JOB
All lines from the beginning of the listing through the line with "underdominant_reg = ([-0.27, 2.27], [0.537, 0.537])" are to be copied word for word; the pictures are not.

STORED DATA

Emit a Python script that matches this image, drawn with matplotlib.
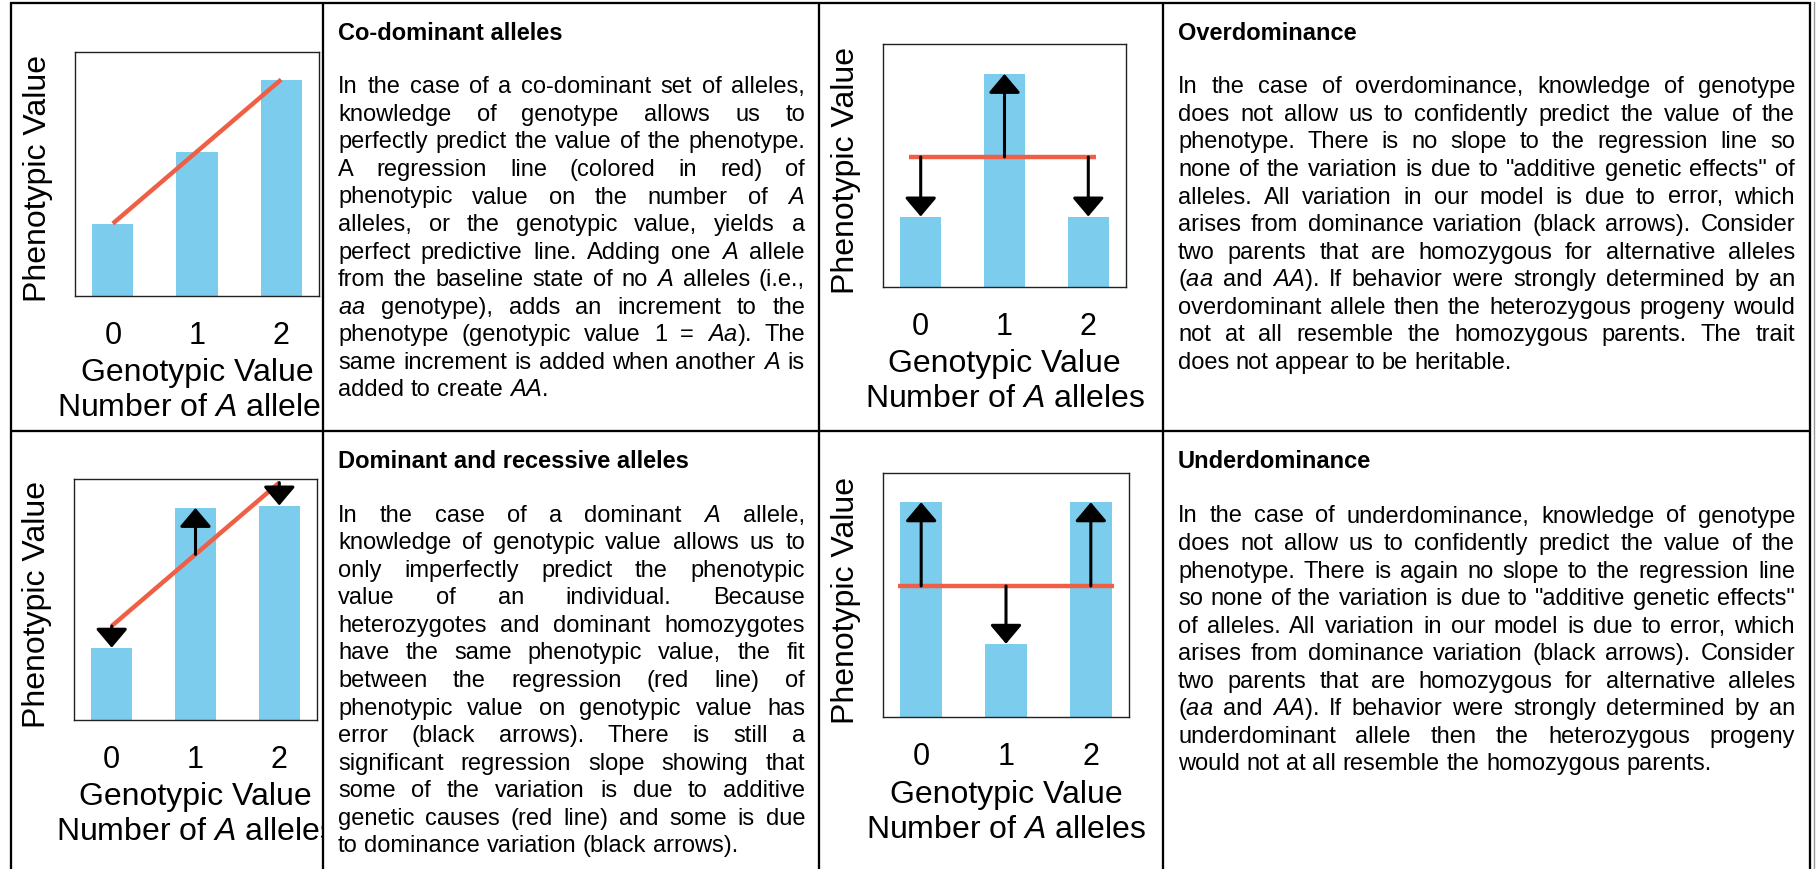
import matplotlib
matplotlib.use("Agg")
import matplotlib.pyplot as plt
import numpy as np
from matplotlib.transforms import offset_copy, Bbox, TransformedBbox

W, H, DPI = 1816, 869, 100
BAR = "#7BCCED"
REG = "#EF5F45"
INK = "#000000"
FONT = "Liberation Sans"

plt.rcParams["font.family"] = [FONT, "DejaVu Sans"]
plt.rcParams["mathtext.fontset"] = "custom"
plt.rcParams["mathtext.rm"] = FONT
plt.rcParams["mathtext.it"] = FONT + ":italic"
plt.rcParams["mathtext.bf"] = FONT + ":bold"

# --- data: genotypic value (number of A alleles) vs phenotypic value (axes fraction)
genotypes = [0, 1, 2]
tick_labels = ["0", "1", "2"]

codominant = [0.297, 0.590, 0.887]
dominant = [0.30, 0.88, 0.89]
overdominant = [0.29, 0.877, 0.29]
underdominant = [0.88, 0.30, 0.88]

# regression lines: x ends, y ends
codominant_reg = ([0, 2], [0.297, 0.887])
dominant_reg = ([0, 2], [0.39, 0.985])
overdominant_reg = ([-0.14, 2.09], [0.535, 0.535])
underdominant_reg = ([-0.27, 2.27], [0.537, 0.537])

# --- text (_x_ marks italics)
codominant_title = "Co-dominant alleles"
codominant_text = [
    "In the case of a co-dominant set of alleles,",
    "knowledge of genotype allows us to",
    "perfectly predict the value of the phenotype.",
    "A regression line (colored in red) of",
    "phenotypic value on the number of _A_",
    "alleles, or the genotypic value, yields a",
    "perfect predictive line. Adding one _A_ allele",
    "from the baseline state of no _A_ alleles (i.e.,",
    "_aa_ genotype), adds an increment to the",
    "phenotype (genotypic value 1 = _Aa_). The",
    "same increment is added when another _A_ is",
    "added to create _AA_.",
]
dominant_title = "Dominant and recessive alleles"
dominant_text = [
    "In the case of a dominant _A_ allele,",
    "knowledge of genotypic value allows us to",
    "only imperfectly predict the phenotypic",
    "value of an individual. Because",
    "heterozygotes and dominant homozygotes",
    "have the same phenotypic value, the fit",
    "between the regression (red line) of",
    "phenotypic value on genotypic value has",
    "error (black arrows). There is still a",
    "significant regression slope showing that",
    "some of the variation is due to additive",
    "genetic causes (red line) and some is due",
    "to dominance variation (black arrows).",
]
overdominant_title = "Overdominance"
overdominant_text = [
    "In the case of overdominance, knowledge of genotype",
    "does not allow us to confidently predict the value of the",
    "phenotype. There is no slope to the regression line so",
    "none of the variation is due to \"additive genetic effects\" of",
    "alleles. All variation in our model is due to error, which",
    "arises from dominance variation (black arrows). Consider",
    "two parents that are homozygous for alternative alleles",
    "(_aa_ and _AA_). If behavior were strongly determined by an",
    "overdominant allele then the heterozygous progeny would",
    "not at all resemble the homozygous parents. The trait",
    "does not appear to be heritable.",
]
underdominant_title = "Underdominance"
underdominant_text = [
    "In the case of underdominance, knowledge of genotype",
    "does not allow us to confidently predict the value of the",
    "phenotype. There is again no slope to the regression line",
    "so none of the variation is due to \"additive genetic effects\"",
    "of alleles. All variation in our model is due to error, which",
    "arises from dominance variation (black arrows). Consider",
    "two parents that are homozygous for alternative alleles",
    "(_aa_ and _AA_). If behavior were strongly determined by an",
    "underdominant allele then the heterozygous progeny",
    "would not at all resemble the homozygous parents.",
]

fig = plt.figure(figsize=(W / DPI, H / DPI), dpi=DPI)
fig.patch.set_facecolor("white")
bg = fig.add_axes([0, 0, 1, 1])
bg.set_xlim(0, W)
bg.set_ylim(H, 0)
bg.axis("off")

# table rules
RULE = 1.65
for x in (11.2, 322.8, 819, 1162.8, 1810):
    bg.plot([x, x], [1.7, H], color=INK, lw=RULE, solid_capstyle="butt")
bg.plot([1814, 1814], [1.7, H], color="#9a9a9a", lw=1.0)
for y in (2.8, 431.2):
    bg.plot([10, 1811], [y, y], color=INK, lw=RULE, solid_capstyle="butt")


def panel(box, cell, values, reg):
    l, t, r, b = box
    ax = fig.add_axes([l / W, 1 - b / H, (r - l) / W, (b - t) / H])
    ax.bar(genotypes, values, width=0.49, color=BAR, linewidth=0, zorder=1)
    ax.plot(reg[0], reg[1], color=REG, lw=3.2, zorder=2, solid_capstyle="butt")
    fit = np.interp(genotypes, reg[0], reg[1])
    for g, v, f in zip(genotypes, values, fit):
        if abs(v - f) > 0.02:
            ax.annotate("", xy=(g, v), xytext=(g, f), zorder=3,
                        arrowprops=dict(arrowstyle="-|>,head_length=0.58,head_width=0.49",
                                        mutation_scale=20, lw=2.2, color=INK,
                                        shrinkA=0, shrinkB=0))
    ax.set_xlim(-0.45, 2.45)
    ax.set_ylim(0, 1)
    ax.set_yticks([])
    ax.set_xticks(genotypes, tick_labels)
    ax.tick_params(axis="x", length=0, pad=18, labelsize=22, colors=INK)
    for s in ax.spines.values():
        s.set_linewidth(1.0)
        s.set_color("#222222")
        s.set_zorder(4)
    clip = TransformedBbox(Bbox.from_extents(cell[0] / W, 0, cell[1] / W, 1), fig.transFigure)
    fig.text(0.5, 0, "Genotypic Value", fontsize=23, ha="center", va="baseline",
             transform=offset_copy(ax.transAxes, fig=fig, y=-85.5, units="dots"),
             clip_box=clip, clip_on=True)
    fig.text(0.5, 0, r"Number of $\mathit{A}$ alleles", fontsize=23, ha="center", va="baseline",
             transform=offset_copy(ax.transAxes, fig=fig, y=-120.5, units="dots"),
             clip_box=clip, clip_on=True)
    fig.text(0, 0.5, "Phenotypic Value", fontsize=23, rotation=90, rotation_mode="anchor",
             ha="center", va="baseline",
             transform=offset_copy(ax.transAxes, fig=fig, x=-29, y=-5, units="dots"))
    return ax


panel((75, 52, 319, 296), (11, 323), codominant, codominant_reg)
panel((883, 44, 1126, 287), (819, 1163), overdominant, overdominant_reg)
panel((74, 479, 317, 720), (11, 323), dominant, dominant_reg)
panel((883, 473, 1129, 717), (819, 1163), underdominant, underdominant_reg)

# justified text blocks
renderer = fig.canvas.get_renderer()
SIZE = 17
LEAD = 27.55


def to_tex(word):
    parts = word.split("_")
    return "".join((r"$\mathit{" + p + "}$") if i % 2 else p
                   for i, p in enumerate(parts) if p)


def width_of(s, **kw):
    t = bg.text(0, 0, s, fontsize=SIZE, **kw)
    w = t.get_window_extent(renderer=renderer).width
    t.remove()
    return w


def paragraph(title, lines, x0, x1, title_base, body_base):
    bg.text(x0, title_base, title, fontsize=SIZE, fontweight="bold", va="baseline", ha="left")
    space = width_of("n n") - width_of("nn")
    for i, line in enumerate(lines):
        words = [to_tex(w) for w in line.split()]
        widths = [width_of(w) for w in words]
        last = i == len(lines) - 1
        if last or len(words) < 2:
            gap = space
        else:
            gap = (x1 - x0 - sum(widths)) / (len(words) - 1)
        x = x0
        y = body_base + i * LEAD
        for w, wd in zip(words, widths):
            bg.text(x, y, w, fontsize=SIZE, va="baseline", ha="left", color=INK)
            x += wd + gap


paragraph(codominant_title, codominant_text, 338, 805, 40, 93.3)
paragraph(overdominant_title, overdominant_text, 1178, 1795, 40, 93.3)
paragraph(dominant_title, dominant_text, 338, 805, 468.3, 521.7)
paragraph(underdominant_title, underdominant_text, 1178, 1795, 468.3, 522.5)

fig.savefig("out.png", dpi=DPI, facecolor="white")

FINISHED ANSWER
Emit a Python script that matches this image, drawn with matplotlib.
import matplotlib
matplotlib.use("Agg")
import matplotlib.pyplot as plt
import numpy as np
from matplotlib.transforms import offset_copy, Bbox, TransformedBbox

W, H, DPI = 1816, 869, 100
BAR = "#7BCCED"
REG = "#EF5F45"
INK = "#000000"
FONT = "Liberation Sans"

plt.rcParams["font.family"] = [FONT, "DejaVu Sans"]
plt.rcParams["mathtext.fontset"] = "custom"
plt.rcParams["mathtext.rm"] = FONT
plt.rcParams["mathtext.it"] = FONT + ":italic"
plt.rcParams["mathtext.bf"] = FONT + ":bold"

# --- data: genotypic value (number of A alleles) vs phenotypic value (axes fraction)
genotypes = [0, 1, 2]
tick_labels = ["0", "1", "2"]

codominant = [0.297, 0.590, 0.887]
dominant = [0.30, 0.88, 0.89]
overdominant = [0.29, 0.877, 0.29]
underdominant = [0.88, 0.30, 0.88]

# regression lines: x ends, y ends
codominant_reg = ([0, 2], [0.297, 0.887])
dominant_reg = ([0, 2], [0.39, 0.985])
overdominant_reg = ([-0.14, 2.09], [0.535, 0.535])
underdominant_reg = ([-0.27, 2.27], [0.537, 0.537])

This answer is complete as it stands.